Will converting HEIC to JPG reduce quality? Slightly. HEIC uses more efficient compression than JPG, so converting to JPG at the same file size means some quality reduction. Setting JPG quality to 90-95 produces output that's visually indistinguishable from the HEIC original. The file will be larger, though.

Can sips handle Live Photos? sips converts the still image component of a Live Photo. The video component (a .mov file) is a separate file and isn't affected by the conversion. If you need both, process them independently.

How do I convert HEIC to PNG instead of JPG? Use the same methods but specify PNG as the output format. In Preview, select PNG from the Format dropdown. With sips: sips -s format png input.heic --out output.png. See How to Convert HEIC to PNG for full details. PNG files will be larger but lossless.

Can I convert HEIC files from iCloud Photos? Yes. Export from Photos.app: select photos, go to File → Export → Export [N] Photos, and choose JPEG as the format. This exports the full-resolution originals as JPG. Alternatively, enable the Automatic transfer setting on your iPhone to receive JPG copies going forward.

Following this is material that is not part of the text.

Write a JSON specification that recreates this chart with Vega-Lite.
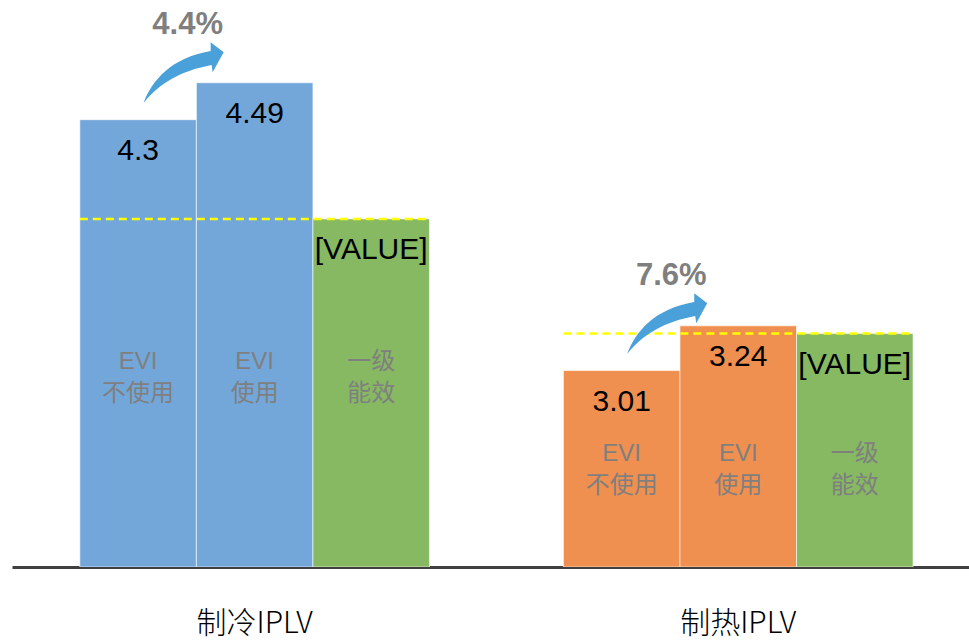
{
  "$schema": "https://vega.github.io/schema/vega-lite/v6.json",
  "width": 957,
  "height": 564,
  "autosize": {"type": "none"},
  "padding": {"left": 12, "top": 3, "right": 0, "bottom": 73},
  "background": "white",
  "config": {"view": {"stroke": null}},
  "datasets": {
    "bars": [
      {"group": "制冷IPLV", "series": "EVI\n不使用", "value": 4.3, "label": "4.3"},
      {"group": "制冷IPLV", "series": "EVI\n使用", "value": 4.49, "label": "4.49"},
      {"group": "制冷IPLV", "series": "一级\n能效", "value": 3.79, "label": "[VALUE]"},
      {"group": "制热IPLV", "series": "EVI\n不使用", "value": 3.01, "label": "3.01"},
      {"group": "制热IPLV", "series": "EVI\n使用", "value": 3.24, "label": "3.24"},
      {"group": "制热IPLV", "series": "一级\n能效", "value": 3.2, "label": "[VALUE]"}
    ],
    "notes": [
      {"group": "制冷IPLV", "pct": "4.4%", "from": 4.3},
      {"group": "制热IPLV", "pct": "7.6%", "from": 3.01}
    ]
  },
  "layer": [
    {
      "data": {"name": "bars"},
      "mark": {"type": "bar", "clip": true, "stroke": "#ffffff", "strokeWidth": 1, "strokeOpacity": 0.6},
      "encoding": {
        "x": {
          "field": "group", "type": "nominal", "sort": null,
          "scale": {"paddingInner": 0.277, "paddingOuter": 0.128, "align": 0.548},
          "axis": {
            "title": null, "ticks": false, "labelAngle": 0,
            "domainColor": "#404040", "domainWidth": 3,
            "labelPadding": 56, "labelBaseline": "middle",
            "labelFont": "Noto Sans CJK SC", "labelFontWeight": 300, "labelFontSize": 30, "labelColor": "#000000"
          }
        },
        "xOffset": {"field": "series", "type": "nominal", "sort": null, "scale": {"paddingInner": 0, "paddingOuter": 0}},
        "y": {"field": "value", "type": "quantitative", "scale": {"domain": [2, 4.9], "nice": false, "zero": false}, "axis": null},
        "y2": {"datum": 2},
        "color": {
          "condition": [
            {"test": "datum.series === '一级\\n能效'", "value": "#86B962"},
            {"test": "datum.group === '制冷IPLV'", "value": "#73A7DA"}
          ],
          "value": "#F09050"
        }
      }
    },
    {
      "data": {"name": "bars"},
      "transform": [{"filter": "datum.series === '一级\\n能效'"}],
      "mark": {"type": "rule", "color": "#FFFF00", "strokeWidth": 2.5, "strokeDash": [8, 5]},
      "encoding": {
        "x": {"field": "group", "type": "nominal", "sort": null, "bandPosition": 0},
        "x2": {"field": "group", "bandPosition": 1},
        "y": {"field": "value", "type": "quantitative"}
      }
    },
    {
      "data": {"name": "bars"},
      "mark": {"type": "text", "baseline": "middle", "align": "center", "dy": 31, "fontSize": 30, "font": "Liberation Sans", "color": "#000000"},
      "encoding": {
        "x": {"field": "group", "type": "nominal", "sort": null},
        "xOffset": {"field": "series", "type": "nominal", "sort": null},
        "y": {"field": "value", "type": "quantitative"},
        "text": {"field": "label"}
      }
    },
    {
      "data": {"name": "bars"},
      "transform": [{"filter": "datum.group === '制冷IPLV'"}],
      "mark": {"type": "text", "baseline": "middle", "align": "center", "lineBreak": "\n", "lineHeight": 32, "fontSize": 24, "font": "Liberation Sans, Noto Sans CJK SC", "color": "#7F7F7F"},
      "encoding": {
        "x": {"field": "group", "type": "nominal", "sort": null},
        "xOffset": {"field": "series", "type": "nominal", "sort": null},
        "y": {"datum": 3.054, "type": "quantitative"},
        "text": {"field": "series"}
      }
    },
    {
      "data": {"name": "bars"},
      "transform": [{"filter": "datum.group === '制热IPLV'"}],
      "mark": {"type": "text", "baseline": "middle", "align": "center", "lineBreak": "\n", "lineHeight": 32, "fontSize": 24, "font": "Liberation Sans, Noto Sans CJK SC", "color": "#7F7F7F"},
      "encoding": {
        "x": {"field": "group", "type": "nominal", "sort": null},
        "xOffset": {"field": "series", "type": "nominal", "sort": null},
        "y": {"datum": 2.581, "type": "quantitative"},
        "text": {"field": "series"}
      }
    },
    {
      "data": {"name": "notes"},
      "mark": {
        "type": "point", "filled": true, "opacity": 1, "color": "#4AA1DA", "size": 6400,
        "shape": "M -1 0.76 C -0.8 0.2 -0.3 -0.38 0.675 -0.54 L 0.675 -0.76 L 1 -0.51 L 0.725 -0.01 L 0.7 -0.19 C -0.05 -0.05 -0.6 0.25 -1 0.76 Z",
        "xOffset": -71, "yOffset": -47
      },
      "encoding": {
        "x": {"field": "group", "type": "nominal", "sort": null},
        "y": {"field": "from", "type": "quantitative"}
      }
    },
    {
      "data": {"name": "notes"},
      "mark": {"type": "text", "baseline": "middle", "align": "center", "dx": -67, "dy": -95, "fontSize": 31, "fontWeight": "bold", "font": "Liberation Sans", "color": "#7F7F7F"},
      "encoding": {
        "x": {"field": "group", "type": "nominal", "sort": null},
        "y": {"field": "from", "type": "quantitative"},
        "text": {"field": "pct"}
      }
    }
  ]
}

What's the difference between HEIC and HEIF? HEIF (High Efficiency Image Format) is the container specification. HEIC is HEIF with HEVC compression — which is what iPhones produce. In practice, .heic and .heif files are interchangeable for conversion purposes. See What Is HEIC? for the full explanation.

Does this work on Apple Silicon and Intel Macs? All four methods work on both Apple Silicon (M1, M2, M3, M4) and Intel Macs. sips, Preview, and Automator are universal binaries. Pixotter runs in the browser and is architecture-independent.